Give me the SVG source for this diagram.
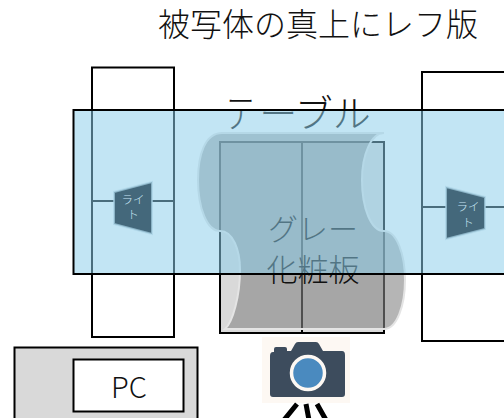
<svg xmlns="http://www.w3.org/2000/svg" width="504" height="418" viewBox="0 0 504 418">
<style>
text{font-family:"Noto Sans CJK JP","Noto Sans",sans-serif;fill:#111;text-anchor:middle;font-weight:300}
.box{fill:#fff;stroke:#000;stroke-width:2}
.line{fill:none;stroke:#000;stroke-width:2}
.lamp{fill:#44687b;stroke:#a9d3e6;stroke-width:2;stroke-opacity:.7}
.lt{fill:#c4e4f4;font-size:11.5px}
</style>
<rect width="504" height="418" fill="#fff"/>
<text x="318" y="36" font-size="32">被写体の真上にレフ版</text>
<g id="light-left-frame"><rect class="box" x="92" y="67.500" width="82" height="269.500"/></g>
<g id="light-right-frame"><rect class="box" x="422" y="72" width="84" height="269"/></g>
<g id="gray-board"><rect x="220" y="142" width="164" height="191" fill="#d9d9d9" stroke="#000" stroke-width="2"/>
<path d="M302 142V333" class="line"/></g>
<g id="connectors"><path class="line" d="M92 201H114M152 201H174M422 207H446M485 207H504"/></g>
<g id="reflector"><path d="M384 133H222C205 133 198 155 198 180C198 208 207 231 220 231C233 231 240 250 240 270C240 295 233 322 225 329H384C397 329 405 305 405 280C405 255 397 231 384 231C371 231 362 208 362 180C362 155 371 133 384 133Z" fill="#848484" fill-opacity=".6" stroke="#e4e4e4" stroke-width="2"/></g>
<text x="296" y="127" font-size="38">テーブル</text>
<text x="313" y="240" font-size="30">グレー</text>
<text x="313" y="281" font-size="31">化粧板</text>
<g id="table"><rect x="73.500" y="110" width="432" height="164" fill="#8ccdea" fill-opacity=".53"/>
<rect x="73.500" y="110" width="432" height="164" fill="none" stroke="#000" stroke-width="2"/></g>
<g id="light-left"><path class="lamp" d="M114 192L152 182V234L114 224Z"/>
<text class="lt" x="133" y="204">ライ</text><text class="lt" x="133" y="219">ト</text></g>
<g id="light-right"><path class="lamp" d="M446 187L485 197V229L446 239Z"/>
<text class="lt" x="468" y="211">ライ</text><text class="lt" x="468" y="227">ト</text></g>
<g id="pc"><rect x="14.500" y="347.500" width="183" height="80" fill="#d9d9d9" stroke="#000" stroke-width="2"/>
<rect class="box" x="73.500" y="359.500" width="110" height="52"/>
<text x="129" y="398" font-size="29">PC</text></g>
<g id="camera"><rect x="262" y="337" width="88" height="66" fill="#fdf8f3"/>
<path d="M273 352Q270 352 270 356V394Q270 397 273 397H342Q345 397 345 394V355Q345 351 342 351H323L319 344Q318 342 316 342H298Q296 342 295 344L291 351H287V349Q287 347 285 347H276Q274 347 274 349V352Z" fill="#3d4c5d"/>
<circle cx="308" cy="373" r="16.500" fill="#4a8abf" stroke="#fdf8f3" stroke-width="3.500"/>
<path d="M297 404L284 420M306 404L309 420M317 404L326 420" fill="none" stroke="#000" stroke-width="5"/></g>
</svg>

========

§ **Requirement**:
Copy every line of the data word for word, omitting the images.

§ **Completed task**:
Give me the SVG source for this diagram.
<svg xmlns="http://www.w3.org/2000/svg" width="504" height="418" viewBox="0 0 504 418">
<style>
text{font-family:"Noto Sans CJK JP","Noto Sans",sans-serif;fill:#111;text-anchor:middle;font-weight:300}
.box{fill:#fff;stroke:#000;stroke-width:2}
.line{fill:none;stroke:#000;stroke-width:2}
.lamp{fill:#44687b;stroke:#a9d3e6;stroke-width:2;stroke-opacity:.7}
.lt{fill:#c4e4f4;font-size:11.5px}
</style>
<rect width="504" height="418" fill="#fff"/>
<text x="318" y="36" font-size="32">被写体の真上にレフ版</text>
<g id="light-left-frame"><rect class="box" x="92" y="67.500" width="82" height="269.500"/></g>
<g id="light-right-frame"><rect class="box" x="422" y="72" width="84" height="269"/></g>
<g id="gray-board"><rect x="220" y="142" width="164" height="191" fill="#d9d9d9" stroke="#000" stroke-width="2"/>
<path d="M302 142V333" class="line"/></g>
<g id="connectors"><path class="line" d="M92 201H114M152 201H174M422 207H446M485 207H504"/></g>
<g id="reflector"><path d="M384 133H222C205 133 198 155 198 180C198 208 207 231 220 231C233 231 240 250 240 270C240 295 233 322 225 329H384C397 329 405 305 405 280C405 255 397 231 384 231C371 231 362 208 362 180C362 155 371 133 384 133Z" fill="#848484" fill-opacity=".6" stroke="#e4e4e4" stroke-width="2"/></g>
<text x="296" y="127" font-size="38">テーブル</text>
<text x="313" y="240" font-size="30">グレー</text>
<text x="313" y="281" font-size="31">化粧板</text>
<g id="table"><rect x="73.500" y="110" width="432" height="164" fill="#8ccdea" fill-opacity=".53"/>
<rect x="73.500" y="110" width="432" height="164" fill="none" stroke="#000" stroke-width="2"/></g>
<g id="light-left"><path class="lamp" d="M114 192L152 182V234L114 224Z"/>
<text class="lt" x="133" y="204">ライ</text><text class="lt" x="133" y="219">ト</text></g>
<g id="light-right"><path class="lamp" d="M446 187L485 197V229L446 239Z"/>
<text class="lt" x="468" y="211">ライ</text><text class="lt" x="468" y="227">ト</text></g>
<g id="pc"><rect x="14.500" y="347.500" width="183" height="80" fill="#d9d9d9" stroke="#000" stroke-width="2"/>
<rect class="box" x="73.500" y="359.500" width="110" height="52"/>
<text x="129" y="398" font-size="29">PC</text></g>
<g id="camera"><rect x="262" y="337" width="88" height="66" fill="#fdf8f3"/>
<path d="M273 352Q270 352 270 356V394Q270 397 273 397H342Q345 397 345 394V355Q345 351 342 351H323L319 344Q318 342 316 342H298Q296 342 295 344L291 351H287V349Q287 347 285 347H276Q274 347 274 349V352Z" fill="#3d4c5d"/>
<circle cx="308" cy="373" r="16.500" fill="#4a8abf" stroke="#fdf8f3" stroke-width="3.500"/>
<path d="M297 404L284 420M306 404L309 420M317 404L326 420" fill="none" stroke="#000" stroke-width="5"/></g>
</svg>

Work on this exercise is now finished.